▶ Given problem
Only the lines from the beginning of the entries through the one with "BAR_W = 0.28" should be written out, please, exactly and without any pictures.

▶ Entries
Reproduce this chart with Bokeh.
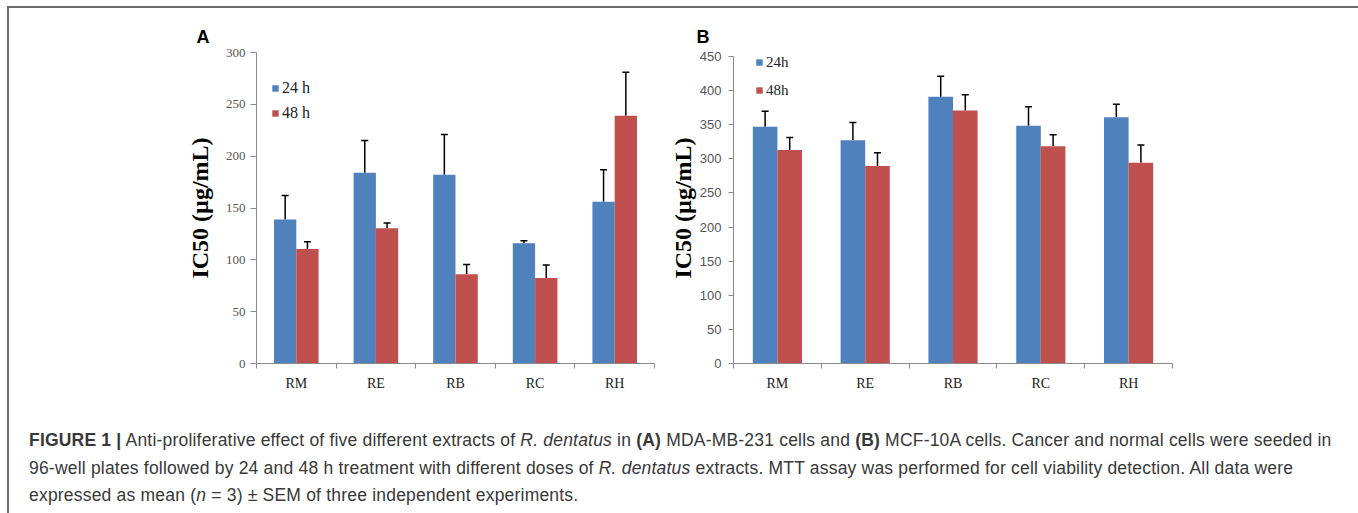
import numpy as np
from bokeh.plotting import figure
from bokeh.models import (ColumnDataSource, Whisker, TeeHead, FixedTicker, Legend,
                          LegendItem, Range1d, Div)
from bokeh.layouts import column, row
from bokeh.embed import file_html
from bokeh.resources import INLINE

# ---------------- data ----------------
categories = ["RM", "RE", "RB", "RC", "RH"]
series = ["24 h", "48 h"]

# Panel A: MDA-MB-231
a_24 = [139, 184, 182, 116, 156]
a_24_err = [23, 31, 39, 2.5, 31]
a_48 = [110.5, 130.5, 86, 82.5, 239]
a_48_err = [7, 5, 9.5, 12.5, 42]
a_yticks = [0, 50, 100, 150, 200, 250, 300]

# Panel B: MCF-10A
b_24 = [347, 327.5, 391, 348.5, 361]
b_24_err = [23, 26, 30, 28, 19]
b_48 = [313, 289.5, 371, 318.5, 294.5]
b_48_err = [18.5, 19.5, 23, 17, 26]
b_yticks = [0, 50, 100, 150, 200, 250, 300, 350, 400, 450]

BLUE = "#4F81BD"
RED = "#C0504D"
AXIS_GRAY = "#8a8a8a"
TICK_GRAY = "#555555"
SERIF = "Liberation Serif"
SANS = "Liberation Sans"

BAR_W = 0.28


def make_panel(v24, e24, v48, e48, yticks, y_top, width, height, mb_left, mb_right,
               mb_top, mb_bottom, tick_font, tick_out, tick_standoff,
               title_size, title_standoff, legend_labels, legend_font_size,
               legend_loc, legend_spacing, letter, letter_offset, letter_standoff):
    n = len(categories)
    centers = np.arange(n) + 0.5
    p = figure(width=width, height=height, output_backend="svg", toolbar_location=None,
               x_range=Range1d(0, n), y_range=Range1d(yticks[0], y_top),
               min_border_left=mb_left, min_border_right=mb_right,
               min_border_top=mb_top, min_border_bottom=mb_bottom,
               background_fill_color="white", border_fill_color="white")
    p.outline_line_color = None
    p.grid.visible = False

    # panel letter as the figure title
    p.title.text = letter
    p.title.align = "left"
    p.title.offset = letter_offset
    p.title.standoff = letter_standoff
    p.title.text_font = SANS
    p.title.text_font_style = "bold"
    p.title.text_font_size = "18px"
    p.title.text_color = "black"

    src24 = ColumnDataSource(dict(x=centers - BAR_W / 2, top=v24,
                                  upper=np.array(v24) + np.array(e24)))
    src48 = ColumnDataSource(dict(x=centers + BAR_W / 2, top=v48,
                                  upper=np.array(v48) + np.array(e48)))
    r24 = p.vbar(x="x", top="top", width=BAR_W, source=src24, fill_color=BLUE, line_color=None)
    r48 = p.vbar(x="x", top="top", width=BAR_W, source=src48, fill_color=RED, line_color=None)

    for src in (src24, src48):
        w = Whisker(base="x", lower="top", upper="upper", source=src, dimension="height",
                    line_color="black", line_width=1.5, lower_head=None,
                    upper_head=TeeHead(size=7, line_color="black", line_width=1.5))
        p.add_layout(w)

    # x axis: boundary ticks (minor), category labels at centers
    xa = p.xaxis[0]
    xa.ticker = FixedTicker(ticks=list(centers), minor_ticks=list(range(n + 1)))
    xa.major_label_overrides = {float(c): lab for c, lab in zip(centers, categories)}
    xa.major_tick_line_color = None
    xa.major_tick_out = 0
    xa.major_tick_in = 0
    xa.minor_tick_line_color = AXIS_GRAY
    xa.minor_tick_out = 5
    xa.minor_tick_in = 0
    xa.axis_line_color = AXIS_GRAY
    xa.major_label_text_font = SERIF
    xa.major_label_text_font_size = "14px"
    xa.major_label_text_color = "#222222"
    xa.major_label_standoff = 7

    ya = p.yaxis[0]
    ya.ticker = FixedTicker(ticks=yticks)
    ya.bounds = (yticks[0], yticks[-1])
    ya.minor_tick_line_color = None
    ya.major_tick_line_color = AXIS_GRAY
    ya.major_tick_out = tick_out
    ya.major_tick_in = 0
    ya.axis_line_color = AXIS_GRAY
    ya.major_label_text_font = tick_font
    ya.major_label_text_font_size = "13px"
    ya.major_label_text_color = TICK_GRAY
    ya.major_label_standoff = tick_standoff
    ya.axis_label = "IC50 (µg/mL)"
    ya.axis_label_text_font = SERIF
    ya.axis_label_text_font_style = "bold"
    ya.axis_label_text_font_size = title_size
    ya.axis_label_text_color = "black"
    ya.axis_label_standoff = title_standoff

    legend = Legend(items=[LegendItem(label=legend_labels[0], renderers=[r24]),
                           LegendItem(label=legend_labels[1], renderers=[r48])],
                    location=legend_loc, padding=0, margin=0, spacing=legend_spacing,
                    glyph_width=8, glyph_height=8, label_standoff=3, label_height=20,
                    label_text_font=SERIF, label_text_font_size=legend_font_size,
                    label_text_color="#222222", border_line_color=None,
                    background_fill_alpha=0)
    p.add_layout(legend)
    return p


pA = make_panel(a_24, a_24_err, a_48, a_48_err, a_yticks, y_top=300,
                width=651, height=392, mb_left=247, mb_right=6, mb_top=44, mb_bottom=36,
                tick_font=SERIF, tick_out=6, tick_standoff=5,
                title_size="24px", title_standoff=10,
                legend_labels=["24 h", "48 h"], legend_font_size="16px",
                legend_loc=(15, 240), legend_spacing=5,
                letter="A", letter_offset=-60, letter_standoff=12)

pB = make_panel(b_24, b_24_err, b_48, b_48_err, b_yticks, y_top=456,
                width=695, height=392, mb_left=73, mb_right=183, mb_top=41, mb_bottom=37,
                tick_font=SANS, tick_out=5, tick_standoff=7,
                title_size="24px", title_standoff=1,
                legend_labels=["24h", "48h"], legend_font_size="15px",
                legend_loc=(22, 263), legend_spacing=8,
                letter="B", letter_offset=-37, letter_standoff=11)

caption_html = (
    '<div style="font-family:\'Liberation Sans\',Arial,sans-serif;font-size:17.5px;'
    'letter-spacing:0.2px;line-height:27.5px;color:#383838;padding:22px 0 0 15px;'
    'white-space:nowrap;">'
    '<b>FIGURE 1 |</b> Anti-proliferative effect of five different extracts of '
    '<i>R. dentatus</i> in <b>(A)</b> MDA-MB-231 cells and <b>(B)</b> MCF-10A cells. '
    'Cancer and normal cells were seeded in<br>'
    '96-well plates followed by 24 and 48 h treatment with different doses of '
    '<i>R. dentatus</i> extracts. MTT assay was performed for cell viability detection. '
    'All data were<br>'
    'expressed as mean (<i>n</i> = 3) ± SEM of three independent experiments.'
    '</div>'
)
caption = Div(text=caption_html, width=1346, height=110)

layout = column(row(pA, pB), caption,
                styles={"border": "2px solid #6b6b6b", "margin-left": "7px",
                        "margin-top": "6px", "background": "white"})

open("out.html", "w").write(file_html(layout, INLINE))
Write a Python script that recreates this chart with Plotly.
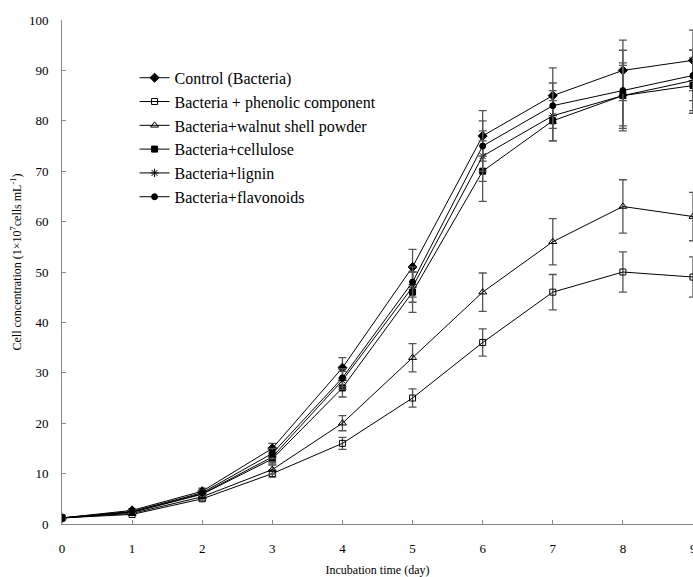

▶ Task solution
Reproduce this chart with Bokeh.
import numpy as np
from bokeh.plotting import figure
from bokeh.models import (ColumnDataSource, Whisker, TeeHead, FixedTicker, Legend,
                          LegendItem, Range1d, Div)
from bokeh.layouts import column, row
from bokeh.embed import file_html
from bokeh.resources import INLINE

# ---------------- data ----------------
categories = ["RM", "RE", "RB", "RC", "RH"]
series = ["24 h", "48 h"]

# Panel A: MDA-MB-231
a_24 = [139, 184, 182, 116, 156]
a_24_err = [23, 31, 39, 2.5, 31]
a_48 = [110.5, 130.5, 86, 82.5, 239]
a_48_err = [7, 5, 9.5, 12.5, 42]
a_yticks = [0, 50, 100, 150, 200, 250, 300]

# Panel B: MCF-10A
b_24 = [347, 327.5, 391, 348.5, 361]
b_24_err = [23, 26, 30, 28, 19]
b_48 = [313, 289.5, 371, 318.5, 294.5]
b_48_err = [18.5, 19.5, 23, 17, 26]
b_yticks = [0, 50, 100, 150, 200, 250, 300, 350, 400, 450]

BLUE = "#4F81BD"
RED = "#C0504D"
AXIS_GRAY = "#8a8a8a"
TICK_GRAY = "#555555"
SERIF = "Liberation Serif"
SANS = "Liberation Sans"

BAR_W = 0.28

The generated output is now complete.